Manca il lavoro: Iìil nostro popolo costretto ad emigrare. «Siamo fortemente preoccupati che il patrimonio di capacità e di ingegno del nostro popolo sia costretto a emigrare, impoverendo così il Paese. La globalizzazione deve essere un’opportunità per tutti, non solo per pochi». È la parte della prolusione del cardinale Angelo Bagnasco dedicata all’analisi della situazione italiana a partire dai dati Istat sulla disoccupazione. «Le nostre parrocchie sono testimoni di come la povera gente continui a tribolare per mantenere sé e la propria famiglia», ha esordito il presidente della Cei: «Seguiamo con viva partecipazione i tentativi di varie categorie di lavoratori del mondo dell’industria, della ricerca, delle aree portuali, e altro», le parole del cardinale: «La Chiesa è vicina ai lavoratori e alle loro famiglie, e lo sarà sempre in nome della dignità di ogni persona, consapevole che lavoro e famiglia sono legati e costituiscono il tessuto connettivo della società e dello Stato». «Anche in queste situazioni, come pure in quella dei migranti, la Chiesa non si limita a dar voce alla gente più esposta, a richiamare l’attenzione collettiva, a incoraggiare perché non vinca la sfiducia», ha rivendicato Bagnasco: «La Chiesa opera. I nostri sacerdoti sono in prima linea, a totale disposizione del popolo», grazie anche «alla generosità consapevole della gente, di cui l’otto per mille è una forma provvidenziale». Poi l’appello alla politica, per «creare e incentivare lavoro e occupazione», e l’affondo alla «teoria della flessibilità», che «può avere le sue ragioni» ma «getta la persona in un clima fluido e inaffidabile»: «Coloro che teorizzano non sono forse i primi a essere ben sicuri sul piano del proprio lavoro e, forse, del proprio patrimonio?».

No a mettere sullo stesso piano famiglia e altre forme di unione. «La famiglia è la prima forma di società: non può essere paragonata ad alcuna altra forma di unione. Presentare tutto sullo stesso piano – come qualcuno intende – è un errore educativo grave». Parole chiare e inequivocabili, quelle dedicate dal cardinale Angelo Bagnasco alla famiglia, nella parte finale della prolusione di apertura del Consiglio permanente della Cei, in cui ha anche rivolto «una parola di incoraggiamento alle istituzioni sanitarie di ispirazione cristiana, ancora numerose e ben radicate nel territorio». «In questo lungo momento di crisi, nonostante difficoltà e problemi, esse partecipano a promuovere l’accoglienza e la cura totale delle persone», ha ricordato il presidente della Cei, auspicando che «la loro sussidiarietà sia riconosciuta nei piani sanitari regionali, perché la disparità di trattamento non veda penalizzate realtà essenziali al servizio di tutti i cittadini». A proposito della recente morte di un bambino, avvenuta in Belgio per eutanasia, Bagnasco si è chiesto: «Dove stiamo andando?». E ha commentato: «Ogni volta che si ipotizzano leggi su questi temi decisivi, subito si cerca di pilotare la sensibilità e l’opinione pubblica appellandosi a casi eccezionali di grande impatto emotivo; e si invoca la necessità di ordinare le cose, di normare le procedure.
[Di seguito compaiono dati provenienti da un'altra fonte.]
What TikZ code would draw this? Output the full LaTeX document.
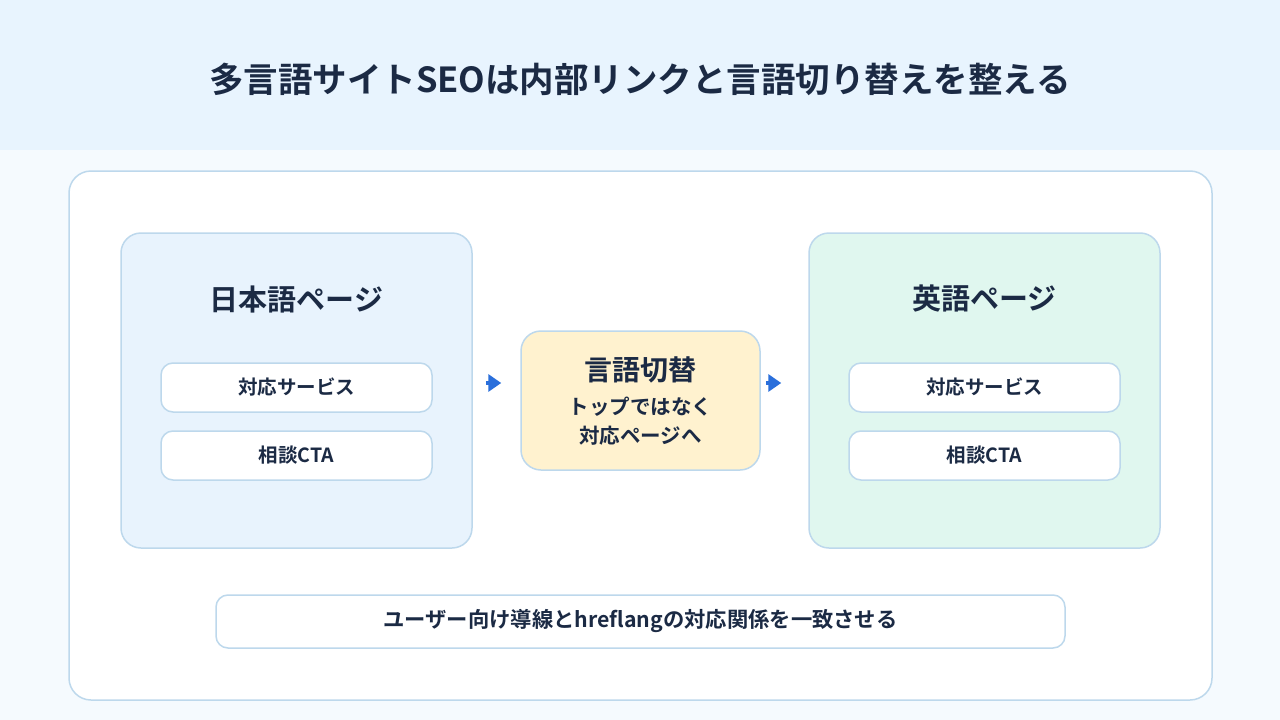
\documentclass[tikz,border=0pt]{standalone}
\usepackage{fontspec}
\setmainfont{Noto Sans CJK JP}[BoldFont={Noto Sans CJK JP Bold}]
\usetikzlibrary{arrows.meta,positioning}
\definecolor{ink}{HTML}{1B2A44}
\definecolor{band}{HTML}{E8F4FE}
\definecolor{paper}{HTML}{F5FAFE}
\definecolor{edge}{HTML}{BDD8EC}
\definecolor{jpfill}{HTML}{E8F3FD}
\definecolor{enfill}{HTML}{E0F7EF}
\definecolor{swfill}{HTML}{FFF2CF}
\definecolor{arrowblue}{HTML}{2A6FDB}
\tikzset{
  page/.style={
    shape = rectangle,
    draw = edge,
    line width = 1.5pt,
    rounded corners = 20pt,
    minimum width = 351pt,
    minimum height = 315pt
  },
  item/.style={
    shape = rectangle,
    draw = edge,
    line width = 1.5pt,
    fill = white,
    rounded corners = 12pt,
    minimum width = 271pt,
    minimum height = 49pt,
    font = \fontsize{19.5pt}{23pt}\selectfont\bfseries,
    text = ink
  },
  heading/.style={
    font = \fontsize{29pt}{33pt}\selectfont\bfseries,
    text = ink
  },
  flow/.style={
    draw = arrowblue,
    line width = 3.5pt,
    -{Triangle[length=13pt,width=17pt]}
  }
}
\begin{document}
\begin{tikzpicture}[x=1pt,y=-1pt]
  \useasboundingbox (0,0) rectangle (1280,720);
  % background
  \fill[paper] (0,0) rectangle (1280,720);
  \fill[band] (0,0) rectangle (1280,150);
  \node[font=\fontsize{34.5pt}{40pt}\selectfont\bfseries, text=ink] (title) at (640,79) {多言語サイトSEOは内部リンクと言語切り替えを整える};

  % main card
  \node[shape=rectangle, draw=edge, line width=1.5pt, fill=white, rounded corners=22pt,
        minimum width=1143pt, minimum height=529pt] (card) at (640.5,435.5) {};

  % language pages
  \node[page, fill=jpfill] (jp) at (296.5,390.5) {};
  \node[page, fill=enfill] (en) at (984.5,390.5) {};
  \node[heading] (jptitle) at (296.5,299) {日本語ページ};
  \node[heading] (entitle) at (984.5,299) {英語ページ};

  \node[item] (jpservice) at (296.5,387.5) {対応サービス};
  \node[item] (jpcta) at (296.5,455.5) {相談CTA};
  \node[item] (enservice) at (984.5,387.5) {対応サービス};
  \node[item] (encta) at (984.5,455.5) {相談CTA};

  % switcher
  \node[shape=rectangle, draw=edge, line width=1.5pt, fill=swfill, rounded corners=20pt,
        minimum width=239pt, minimum height=139pt] (switch) at (640.5,400.5) {};
  \node[heading, font=\fontsize{28pt}{32pt}\selectfont\bfseries] (swtitle) at (640.5,370) {言語切替};
  \node[font=\fontsize{20.5pt}{24pt}\selectfont\bfseries, text=ink] (swline1) at (640.5,407) {トップではなく};
  \node[font=\fontsize{20.5pt}{24pt}\selectfont\bfseries, text=ink] (swline2) at (640.5,436) {対応ページへ};

  \draw[flow, shorten <=13pt, shorten >=19pt] (jp.east |- 0,383) -- (switch.west |- 0,383);
  \draw[flow, shorten <=5pt, shorten >=27pt] (switch.east |- 0,383) -- (en.west |- 0,383);

  % footer note
  \node[item, minimum width=849pt, minimum height=53pt, font=\fontsize{21.3pt}{25pt}\selectfont\bfseries] (note) at (640.5,621.5) {ユーザー向け導線とhreflangの対応関係を一致させる};
\end{tikzpicture}
\end{document}
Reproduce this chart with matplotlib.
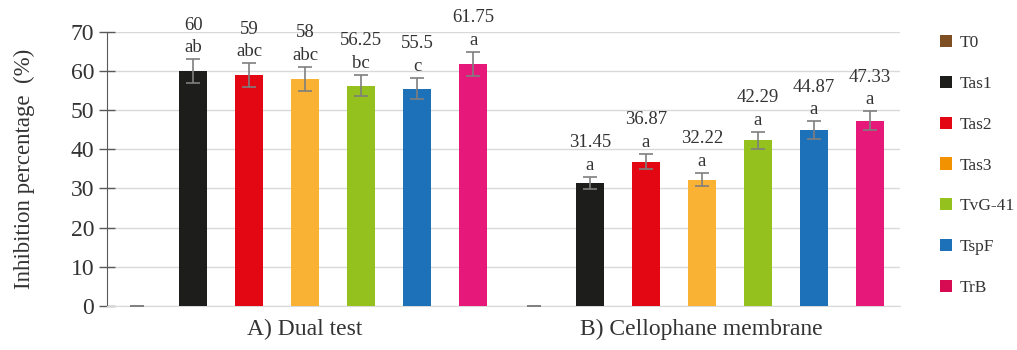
import numpy as np
import matplotlib.pyplot as plt
from matplotlib.patches import Patch

plt.rcParams['font.family'] = 'serif'
plt.rcParams['font.serif'] = ['Liberation Serif', 'DejaVu Serif']

groups = ["A) Dual test", "B) Cellophane membrane"]
treatments = ["T0", "Tas1", "Tas2", "Tas3", "TvG-41", "TspF", "TrB"]

dual_vals = [0, 60, 59, 58, 56.25, 55.5, 61.75]
dual_err = [0, 3.0, 3.0, 3.0, 2.75, 2.75, 3.1]
dual_letters = ["", "ab", "abc", "abc", "bc", "c", "a"]

cello_vals = [0, 31.45, 36.87, 32.22, 42.29, 44.87, 47.33]
cello_err = [0, 1.6, 1.9, 1.7, 2.2, 2.3, 2.4]
cello_letters = ["", "a", "a", "a", "a", "a", "a"]

bar_colors = ["#7f4f24", "#1d1d1b", "#e30613", "#f9b233", "#95c11f", "#1d71b8", "#e6197a"]
legend_colors = ["#7f4f24", "#1d1d1b", "#e30613", "#f39200", "#95c11f", "#1d71b8", "#d60b52"]

fig = plt.figure(figsize=(10.17, 3.5), dpi=100)
ax = fig.add_axes([0.105, 0.126, 0.78, 0.783])

step = 0.1412
width = 0.0706
centers = np.arange(len(groups))

for g, (vals, errs, letters) in enumerate([(dual_vals, dual_err, dual_letters),
                                           (cello_vals, cello_err, cello_letters)]):
    for i, (v, e, lt) in enumerate(zip(vals, errs, letters)):
        x = centers[g] + (i - 3) * step
        ax.bar(x, v, width, color=bar_colors[i], zorder=3)
        ax.errorbar(x, v, yerr=e, fmt="none", ecolor="#7f7f7f", elinewidth=1.2,
                    capsize=5, capthick=1.2, zorder=4)
        if i > 0:
            ax.annotate(f"{v:g}\n{lt}", (x, v + e), xytext=(0, 2),
                        textcoords="offset points", ha="center", va="bottom",
                        fontsize=13.5, color="#333333", linespacing=1.45)

ax.set_xlim(-0.5, 1.5)
ax.set_ylim(0, 70)
ax.set_yticks(range(0, 71, 10))
ax.set_xticks(centers)
ax.set_xticklabels(groups, fontsize=17, color="#333333")
ax.tick_params(axis="x", length=0, pad=9)
ax.tick_params(axis="y", direction="inout", length=12, width=1, color="#595959",
               labelsize=17, labelcolor="#333333", pad=3)
ax.set_ylabel("Inhibition percentage  (%)", fontsize=16.5, color="#333333", labelpad=26)

ax.yaxis.grid(True, color="#d9d9d9", linewidth=1, zorder=0)
ax.set_axisbelow(True)
for s in ["top", "right"]:
    ax.spines[s].set_visible(False)
ax.spines["bottom"].set_color("#d9d9d9")
ax.spines["left"].set_color("#595959")

handles = [Patch(facecolor=c, edgecolor="none") for c in legend_colors]
fig.legend(handles, treatments, loc="upper left", bbox_to_anchor=(0.917, 0.92),
           frameon=False, fontsize=12.5, labelspacing=1.42, handlelength=0.7,
           handleheight=0.7, handletextpad=0.45, borderaxespad=0, labelcolor="#333333")

fig.savefig("out.png", dpi=100)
Ma tutto questo accade senza partire dal principio di base, l’inviolabilità della vita umana sempre e comunque: se cade questo principio l’individuo passerà da soggetto da rispettare a oggetto di cui disporre». «Il compito vero dello Stato di diritto – ha spiegato il cardinale – non è quello di stabilire la vita e la morte, ma – molto più responsabilmente e con impegno concreto – di farsi carico delle situazioni, di non lasciar soli i cittadini specialmente nelle circostanze più drammatiche, come quelle di genitori con figli malati, per accompagnarli e sostenerli in ogni modo».

«Informarsi personalmente». È l’indicazione della Chiesa italiana sull’«importante appuntamento» che attende il Paese, il Referendum sulla Costituzione. Il cardinale Angelo Bagnasco, arcivescovo di Genova e presidente della Cei, gli ha dedicato alcune righe al termine della prolusione di apertura del Consiglio permanete dei vescovi italiani. «Come sempre, quando i cittadini sono chiamati ad esprimersi esercitando la propria sovranità – le sue parole a nome della Chiesa italiana – il nostro invito è di informarsi personalmente, al fine di avere chiari tutti gli elementi di giudizio circa la posta in gioco e le sue durature conseguenze».